Among the lines of the listing below, retype exactly those from the one containing "Generate a Python" through the one containing "BIN_STEP_DECADES = 0.025", both included. Do not include pictures.

%%

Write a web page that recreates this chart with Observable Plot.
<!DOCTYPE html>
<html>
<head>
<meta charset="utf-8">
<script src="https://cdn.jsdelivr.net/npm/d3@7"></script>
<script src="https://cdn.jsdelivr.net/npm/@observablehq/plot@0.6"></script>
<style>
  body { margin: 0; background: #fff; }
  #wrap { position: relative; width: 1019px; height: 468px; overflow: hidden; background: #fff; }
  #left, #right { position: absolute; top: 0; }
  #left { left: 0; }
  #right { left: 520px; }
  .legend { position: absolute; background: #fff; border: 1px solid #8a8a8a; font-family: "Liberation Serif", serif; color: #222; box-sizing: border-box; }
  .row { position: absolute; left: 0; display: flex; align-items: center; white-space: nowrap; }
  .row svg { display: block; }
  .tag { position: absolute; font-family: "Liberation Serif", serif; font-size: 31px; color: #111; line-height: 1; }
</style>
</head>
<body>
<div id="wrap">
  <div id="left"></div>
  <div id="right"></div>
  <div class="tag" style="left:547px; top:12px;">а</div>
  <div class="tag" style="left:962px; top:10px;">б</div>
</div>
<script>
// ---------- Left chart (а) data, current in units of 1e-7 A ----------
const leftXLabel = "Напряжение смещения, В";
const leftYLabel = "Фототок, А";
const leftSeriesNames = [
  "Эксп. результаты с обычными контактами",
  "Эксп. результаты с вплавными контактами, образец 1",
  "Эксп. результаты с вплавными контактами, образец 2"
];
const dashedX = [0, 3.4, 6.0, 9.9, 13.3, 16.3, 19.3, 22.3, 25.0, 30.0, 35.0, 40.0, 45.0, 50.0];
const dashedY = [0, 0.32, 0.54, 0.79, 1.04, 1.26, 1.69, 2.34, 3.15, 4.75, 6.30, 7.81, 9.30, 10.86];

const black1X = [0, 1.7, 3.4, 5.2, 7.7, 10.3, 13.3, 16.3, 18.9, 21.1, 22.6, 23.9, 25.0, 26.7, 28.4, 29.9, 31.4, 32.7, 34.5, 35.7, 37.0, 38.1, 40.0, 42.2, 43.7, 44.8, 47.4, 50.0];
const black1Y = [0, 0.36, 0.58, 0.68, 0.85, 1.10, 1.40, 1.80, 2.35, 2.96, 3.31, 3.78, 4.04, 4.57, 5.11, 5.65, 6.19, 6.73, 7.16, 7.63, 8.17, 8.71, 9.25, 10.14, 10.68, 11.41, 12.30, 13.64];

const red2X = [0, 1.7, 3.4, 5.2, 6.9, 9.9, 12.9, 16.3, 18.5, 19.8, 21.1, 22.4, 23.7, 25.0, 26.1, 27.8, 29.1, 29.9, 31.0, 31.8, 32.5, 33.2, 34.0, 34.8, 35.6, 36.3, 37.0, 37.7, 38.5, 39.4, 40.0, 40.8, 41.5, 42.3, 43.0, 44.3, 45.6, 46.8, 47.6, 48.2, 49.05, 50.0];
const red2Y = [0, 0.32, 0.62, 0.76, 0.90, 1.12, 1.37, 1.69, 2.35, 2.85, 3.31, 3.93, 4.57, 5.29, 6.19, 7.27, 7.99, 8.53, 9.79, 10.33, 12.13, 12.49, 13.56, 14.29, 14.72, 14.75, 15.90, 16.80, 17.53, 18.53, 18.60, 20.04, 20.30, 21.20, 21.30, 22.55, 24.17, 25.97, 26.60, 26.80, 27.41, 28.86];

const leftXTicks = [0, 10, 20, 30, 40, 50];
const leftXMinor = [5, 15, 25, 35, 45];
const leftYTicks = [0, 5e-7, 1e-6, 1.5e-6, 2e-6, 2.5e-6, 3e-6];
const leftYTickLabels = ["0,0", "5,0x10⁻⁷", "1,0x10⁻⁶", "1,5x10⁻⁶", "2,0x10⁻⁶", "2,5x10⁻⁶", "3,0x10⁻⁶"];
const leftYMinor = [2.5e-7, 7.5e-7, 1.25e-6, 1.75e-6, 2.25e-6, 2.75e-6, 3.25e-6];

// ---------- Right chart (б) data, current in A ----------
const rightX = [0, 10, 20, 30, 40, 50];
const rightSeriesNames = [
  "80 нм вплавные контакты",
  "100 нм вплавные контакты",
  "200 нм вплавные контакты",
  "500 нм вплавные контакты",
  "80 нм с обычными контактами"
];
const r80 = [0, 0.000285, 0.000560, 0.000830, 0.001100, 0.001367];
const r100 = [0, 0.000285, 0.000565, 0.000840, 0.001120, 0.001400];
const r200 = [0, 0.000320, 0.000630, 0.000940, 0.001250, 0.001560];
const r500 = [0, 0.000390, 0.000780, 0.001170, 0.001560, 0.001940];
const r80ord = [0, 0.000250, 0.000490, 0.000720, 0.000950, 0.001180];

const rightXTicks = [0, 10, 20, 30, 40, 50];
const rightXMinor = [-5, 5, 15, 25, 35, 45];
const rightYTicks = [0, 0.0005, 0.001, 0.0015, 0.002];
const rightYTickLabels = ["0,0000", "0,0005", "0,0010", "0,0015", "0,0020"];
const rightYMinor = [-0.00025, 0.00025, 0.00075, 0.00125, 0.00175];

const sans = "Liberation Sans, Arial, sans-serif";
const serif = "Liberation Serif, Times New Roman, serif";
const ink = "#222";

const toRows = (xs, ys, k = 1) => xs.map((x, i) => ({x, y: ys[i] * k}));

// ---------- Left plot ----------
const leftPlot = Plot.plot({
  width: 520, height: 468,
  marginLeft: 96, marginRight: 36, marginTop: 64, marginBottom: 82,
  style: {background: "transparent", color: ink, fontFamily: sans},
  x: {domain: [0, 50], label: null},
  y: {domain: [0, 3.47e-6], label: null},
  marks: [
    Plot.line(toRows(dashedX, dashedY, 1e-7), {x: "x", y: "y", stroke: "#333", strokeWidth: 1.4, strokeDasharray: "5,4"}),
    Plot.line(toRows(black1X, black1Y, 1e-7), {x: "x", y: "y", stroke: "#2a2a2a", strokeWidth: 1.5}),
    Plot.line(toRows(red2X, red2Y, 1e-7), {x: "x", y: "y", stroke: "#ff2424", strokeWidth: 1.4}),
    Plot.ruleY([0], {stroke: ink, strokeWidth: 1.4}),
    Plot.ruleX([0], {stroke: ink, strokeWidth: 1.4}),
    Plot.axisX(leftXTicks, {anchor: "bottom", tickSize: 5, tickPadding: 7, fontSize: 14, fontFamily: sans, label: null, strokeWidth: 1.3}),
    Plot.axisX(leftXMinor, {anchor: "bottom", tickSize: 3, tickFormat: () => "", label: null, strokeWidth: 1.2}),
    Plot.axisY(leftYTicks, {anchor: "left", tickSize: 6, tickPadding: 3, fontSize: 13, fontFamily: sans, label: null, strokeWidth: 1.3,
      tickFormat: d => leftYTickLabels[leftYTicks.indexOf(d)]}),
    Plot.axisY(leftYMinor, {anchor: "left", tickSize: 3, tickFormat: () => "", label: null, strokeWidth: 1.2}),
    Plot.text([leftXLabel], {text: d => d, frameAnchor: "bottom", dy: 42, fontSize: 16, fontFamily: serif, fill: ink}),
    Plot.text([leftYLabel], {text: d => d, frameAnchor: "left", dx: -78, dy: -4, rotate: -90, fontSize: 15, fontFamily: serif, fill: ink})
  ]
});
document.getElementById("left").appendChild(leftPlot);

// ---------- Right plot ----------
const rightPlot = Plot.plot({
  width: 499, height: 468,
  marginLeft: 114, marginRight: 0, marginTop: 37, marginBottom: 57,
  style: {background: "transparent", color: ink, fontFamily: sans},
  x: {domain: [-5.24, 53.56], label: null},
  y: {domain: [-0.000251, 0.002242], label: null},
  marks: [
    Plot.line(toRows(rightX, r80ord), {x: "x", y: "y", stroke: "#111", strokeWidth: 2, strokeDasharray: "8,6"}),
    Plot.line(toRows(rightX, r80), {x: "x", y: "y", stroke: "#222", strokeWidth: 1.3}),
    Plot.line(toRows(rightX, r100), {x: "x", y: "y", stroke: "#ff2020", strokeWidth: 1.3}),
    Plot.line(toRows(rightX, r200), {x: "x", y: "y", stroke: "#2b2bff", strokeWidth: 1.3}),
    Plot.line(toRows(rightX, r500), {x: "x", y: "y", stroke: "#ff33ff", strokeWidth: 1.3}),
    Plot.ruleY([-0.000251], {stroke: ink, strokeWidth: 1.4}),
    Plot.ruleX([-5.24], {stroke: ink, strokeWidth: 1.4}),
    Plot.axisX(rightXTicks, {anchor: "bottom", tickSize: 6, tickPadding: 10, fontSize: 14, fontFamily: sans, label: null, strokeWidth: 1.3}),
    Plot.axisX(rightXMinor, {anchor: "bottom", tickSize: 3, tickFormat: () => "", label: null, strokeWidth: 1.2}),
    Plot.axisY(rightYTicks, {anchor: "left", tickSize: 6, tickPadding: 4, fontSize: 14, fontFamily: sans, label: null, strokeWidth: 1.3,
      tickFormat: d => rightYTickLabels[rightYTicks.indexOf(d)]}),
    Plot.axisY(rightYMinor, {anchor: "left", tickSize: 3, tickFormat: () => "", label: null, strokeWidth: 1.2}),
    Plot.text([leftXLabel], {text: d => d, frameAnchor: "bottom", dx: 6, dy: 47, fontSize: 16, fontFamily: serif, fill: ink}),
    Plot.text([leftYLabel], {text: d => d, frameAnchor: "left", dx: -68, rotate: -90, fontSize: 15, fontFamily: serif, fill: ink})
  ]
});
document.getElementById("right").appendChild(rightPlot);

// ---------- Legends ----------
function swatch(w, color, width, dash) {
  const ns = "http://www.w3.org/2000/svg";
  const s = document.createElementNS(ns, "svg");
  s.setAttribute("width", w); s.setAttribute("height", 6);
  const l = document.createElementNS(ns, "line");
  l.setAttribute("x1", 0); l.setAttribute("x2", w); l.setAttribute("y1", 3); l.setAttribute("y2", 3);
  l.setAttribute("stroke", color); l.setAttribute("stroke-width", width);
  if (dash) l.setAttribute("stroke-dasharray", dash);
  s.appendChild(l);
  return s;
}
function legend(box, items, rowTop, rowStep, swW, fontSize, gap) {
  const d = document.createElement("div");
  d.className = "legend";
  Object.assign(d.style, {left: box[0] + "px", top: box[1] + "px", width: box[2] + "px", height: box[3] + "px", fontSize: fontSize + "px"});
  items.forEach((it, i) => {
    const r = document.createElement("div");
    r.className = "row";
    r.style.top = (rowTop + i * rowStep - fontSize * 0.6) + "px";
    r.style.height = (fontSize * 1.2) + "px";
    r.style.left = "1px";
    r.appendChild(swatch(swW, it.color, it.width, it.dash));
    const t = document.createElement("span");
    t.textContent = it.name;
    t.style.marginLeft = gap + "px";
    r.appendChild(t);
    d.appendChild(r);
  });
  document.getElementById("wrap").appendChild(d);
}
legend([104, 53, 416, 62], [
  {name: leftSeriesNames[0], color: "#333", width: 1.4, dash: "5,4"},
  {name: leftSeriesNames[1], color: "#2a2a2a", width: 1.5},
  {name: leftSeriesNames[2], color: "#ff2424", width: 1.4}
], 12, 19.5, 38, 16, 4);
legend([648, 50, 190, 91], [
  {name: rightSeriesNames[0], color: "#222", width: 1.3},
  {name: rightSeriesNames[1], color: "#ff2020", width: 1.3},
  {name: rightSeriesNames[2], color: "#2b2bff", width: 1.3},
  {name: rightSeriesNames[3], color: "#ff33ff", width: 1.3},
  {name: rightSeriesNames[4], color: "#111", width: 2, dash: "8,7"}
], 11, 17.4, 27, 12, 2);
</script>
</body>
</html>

%%
%%

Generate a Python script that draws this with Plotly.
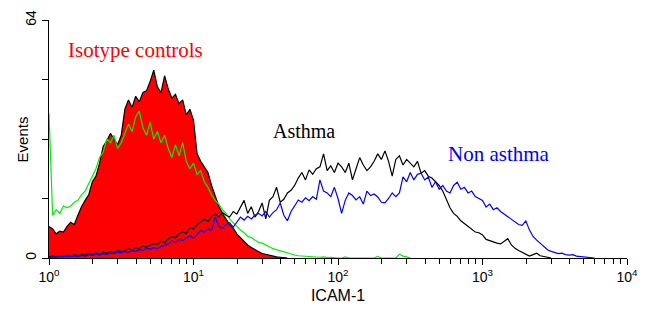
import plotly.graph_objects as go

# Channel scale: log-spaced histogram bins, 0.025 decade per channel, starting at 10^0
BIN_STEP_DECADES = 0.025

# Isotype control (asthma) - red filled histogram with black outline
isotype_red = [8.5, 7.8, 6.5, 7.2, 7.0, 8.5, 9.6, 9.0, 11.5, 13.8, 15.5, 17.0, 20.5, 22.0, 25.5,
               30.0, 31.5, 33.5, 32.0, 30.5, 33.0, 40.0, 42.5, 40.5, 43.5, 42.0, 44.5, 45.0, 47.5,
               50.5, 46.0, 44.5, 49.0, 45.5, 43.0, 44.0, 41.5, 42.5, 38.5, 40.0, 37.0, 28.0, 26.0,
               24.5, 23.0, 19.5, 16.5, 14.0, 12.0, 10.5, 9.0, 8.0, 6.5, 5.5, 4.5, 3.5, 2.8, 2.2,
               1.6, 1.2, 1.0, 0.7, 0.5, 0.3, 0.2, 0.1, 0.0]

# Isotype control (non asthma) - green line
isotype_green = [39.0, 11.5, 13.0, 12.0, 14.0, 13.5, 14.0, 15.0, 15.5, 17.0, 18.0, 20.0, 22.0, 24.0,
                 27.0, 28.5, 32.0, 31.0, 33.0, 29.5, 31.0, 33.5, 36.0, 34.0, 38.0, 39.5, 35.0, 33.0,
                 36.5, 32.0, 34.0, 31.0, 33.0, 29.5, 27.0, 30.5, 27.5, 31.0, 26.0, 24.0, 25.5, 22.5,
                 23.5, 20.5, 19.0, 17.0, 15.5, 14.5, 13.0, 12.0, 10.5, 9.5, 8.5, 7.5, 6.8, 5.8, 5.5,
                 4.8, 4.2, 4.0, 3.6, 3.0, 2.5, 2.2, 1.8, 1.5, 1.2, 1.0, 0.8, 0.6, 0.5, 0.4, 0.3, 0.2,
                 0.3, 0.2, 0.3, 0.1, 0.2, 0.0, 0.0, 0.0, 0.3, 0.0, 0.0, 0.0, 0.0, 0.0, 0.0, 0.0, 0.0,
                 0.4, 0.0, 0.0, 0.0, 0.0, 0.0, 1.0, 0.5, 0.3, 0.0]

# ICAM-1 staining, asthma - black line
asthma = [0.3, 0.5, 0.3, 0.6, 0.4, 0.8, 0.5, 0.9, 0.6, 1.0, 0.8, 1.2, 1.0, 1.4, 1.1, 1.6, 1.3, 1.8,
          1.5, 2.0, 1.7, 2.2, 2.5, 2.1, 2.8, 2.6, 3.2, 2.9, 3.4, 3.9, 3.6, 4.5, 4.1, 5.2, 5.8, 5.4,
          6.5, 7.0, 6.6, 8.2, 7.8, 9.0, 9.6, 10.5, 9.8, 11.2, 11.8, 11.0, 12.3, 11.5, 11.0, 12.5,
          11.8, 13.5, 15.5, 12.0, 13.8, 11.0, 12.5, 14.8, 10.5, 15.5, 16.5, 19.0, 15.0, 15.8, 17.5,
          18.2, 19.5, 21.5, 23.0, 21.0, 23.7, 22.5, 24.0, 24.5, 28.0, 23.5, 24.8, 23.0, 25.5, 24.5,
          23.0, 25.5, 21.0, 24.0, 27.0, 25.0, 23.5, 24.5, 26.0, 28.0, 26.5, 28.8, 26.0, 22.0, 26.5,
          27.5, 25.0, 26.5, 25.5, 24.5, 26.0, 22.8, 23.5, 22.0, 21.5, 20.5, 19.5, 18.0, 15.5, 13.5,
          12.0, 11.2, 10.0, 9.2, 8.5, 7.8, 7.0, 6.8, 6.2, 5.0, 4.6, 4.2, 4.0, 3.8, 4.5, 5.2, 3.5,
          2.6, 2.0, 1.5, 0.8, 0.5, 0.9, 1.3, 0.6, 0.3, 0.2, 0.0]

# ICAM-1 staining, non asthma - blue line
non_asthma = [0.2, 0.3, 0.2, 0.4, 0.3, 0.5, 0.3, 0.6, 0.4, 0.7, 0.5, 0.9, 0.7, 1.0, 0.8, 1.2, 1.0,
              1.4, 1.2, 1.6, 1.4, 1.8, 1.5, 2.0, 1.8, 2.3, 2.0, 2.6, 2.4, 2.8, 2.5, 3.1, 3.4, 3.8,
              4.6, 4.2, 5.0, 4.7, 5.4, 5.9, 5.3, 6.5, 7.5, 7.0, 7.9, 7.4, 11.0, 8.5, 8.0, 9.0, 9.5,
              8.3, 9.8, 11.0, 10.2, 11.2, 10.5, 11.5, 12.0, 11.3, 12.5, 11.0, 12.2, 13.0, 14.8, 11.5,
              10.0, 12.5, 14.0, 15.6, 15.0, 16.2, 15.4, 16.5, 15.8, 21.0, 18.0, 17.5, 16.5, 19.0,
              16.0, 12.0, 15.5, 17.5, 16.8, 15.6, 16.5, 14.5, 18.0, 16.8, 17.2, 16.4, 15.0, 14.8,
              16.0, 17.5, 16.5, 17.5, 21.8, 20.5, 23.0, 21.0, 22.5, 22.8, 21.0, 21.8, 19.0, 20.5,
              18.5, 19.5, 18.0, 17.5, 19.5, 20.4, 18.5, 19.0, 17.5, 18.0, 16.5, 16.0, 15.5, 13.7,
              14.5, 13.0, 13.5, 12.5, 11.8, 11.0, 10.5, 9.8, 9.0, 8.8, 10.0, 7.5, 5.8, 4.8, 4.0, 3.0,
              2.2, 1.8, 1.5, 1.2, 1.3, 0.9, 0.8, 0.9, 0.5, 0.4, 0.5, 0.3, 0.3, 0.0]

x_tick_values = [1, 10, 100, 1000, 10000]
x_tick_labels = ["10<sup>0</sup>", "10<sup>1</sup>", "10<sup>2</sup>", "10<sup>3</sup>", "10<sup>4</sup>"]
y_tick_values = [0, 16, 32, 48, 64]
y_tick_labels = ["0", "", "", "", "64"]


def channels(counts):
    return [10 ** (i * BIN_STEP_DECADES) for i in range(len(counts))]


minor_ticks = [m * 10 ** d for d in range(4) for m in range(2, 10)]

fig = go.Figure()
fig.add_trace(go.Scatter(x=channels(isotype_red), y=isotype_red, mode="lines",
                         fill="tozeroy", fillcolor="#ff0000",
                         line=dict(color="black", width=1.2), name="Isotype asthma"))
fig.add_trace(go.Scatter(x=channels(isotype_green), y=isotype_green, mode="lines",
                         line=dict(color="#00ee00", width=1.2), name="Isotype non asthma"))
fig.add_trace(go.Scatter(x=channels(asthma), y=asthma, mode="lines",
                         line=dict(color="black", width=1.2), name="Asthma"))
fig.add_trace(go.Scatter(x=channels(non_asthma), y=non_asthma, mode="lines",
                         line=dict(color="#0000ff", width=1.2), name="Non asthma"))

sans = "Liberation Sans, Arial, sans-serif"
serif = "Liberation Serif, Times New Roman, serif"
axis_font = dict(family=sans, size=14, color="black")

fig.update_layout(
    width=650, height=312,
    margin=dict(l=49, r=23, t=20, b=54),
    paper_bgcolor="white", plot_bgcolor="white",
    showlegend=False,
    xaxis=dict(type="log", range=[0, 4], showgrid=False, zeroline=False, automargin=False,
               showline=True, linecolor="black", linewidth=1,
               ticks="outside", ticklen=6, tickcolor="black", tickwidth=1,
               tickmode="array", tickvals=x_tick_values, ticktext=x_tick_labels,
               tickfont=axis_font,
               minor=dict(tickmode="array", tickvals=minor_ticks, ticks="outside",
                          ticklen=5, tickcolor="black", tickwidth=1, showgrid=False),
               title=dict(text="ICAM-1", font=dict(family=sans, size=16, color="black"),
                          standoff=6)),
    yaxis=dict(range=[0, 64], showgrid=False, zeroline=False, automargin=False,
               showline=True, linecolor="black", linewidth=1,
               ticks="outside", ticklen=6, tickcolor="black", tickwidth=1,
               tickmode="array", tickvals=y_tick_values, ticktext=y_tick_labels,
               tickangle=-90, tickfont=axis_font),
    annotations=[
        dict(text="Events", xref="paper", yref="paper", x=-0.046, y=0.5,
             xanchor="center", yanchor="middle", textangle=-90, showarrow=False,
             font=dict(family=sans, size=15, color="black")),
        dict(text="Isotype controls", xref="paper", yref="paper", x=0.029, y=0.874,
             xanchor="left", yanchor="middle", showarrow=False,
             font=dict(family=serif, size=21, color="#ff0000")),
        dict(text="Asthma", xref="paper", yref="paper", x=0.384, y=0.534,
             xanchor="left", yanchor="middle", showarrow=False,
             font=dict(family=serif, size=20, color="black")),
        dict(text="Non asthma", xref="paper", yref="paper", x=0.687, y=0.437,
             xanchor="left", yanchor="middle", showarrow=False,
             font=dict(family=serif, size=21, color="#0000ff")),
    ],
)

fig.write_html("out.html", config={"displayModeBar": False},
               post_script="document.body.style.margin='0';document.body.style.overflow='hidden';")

%%

Complete response —
Generate a Python script that draws this with Plotly.
import plotly.graph_objects as go

# Channel scale: log-spaced histogram bins, 0.025 decade per channel, starting at 10^0
BIN_STEP_DECADES = 0.025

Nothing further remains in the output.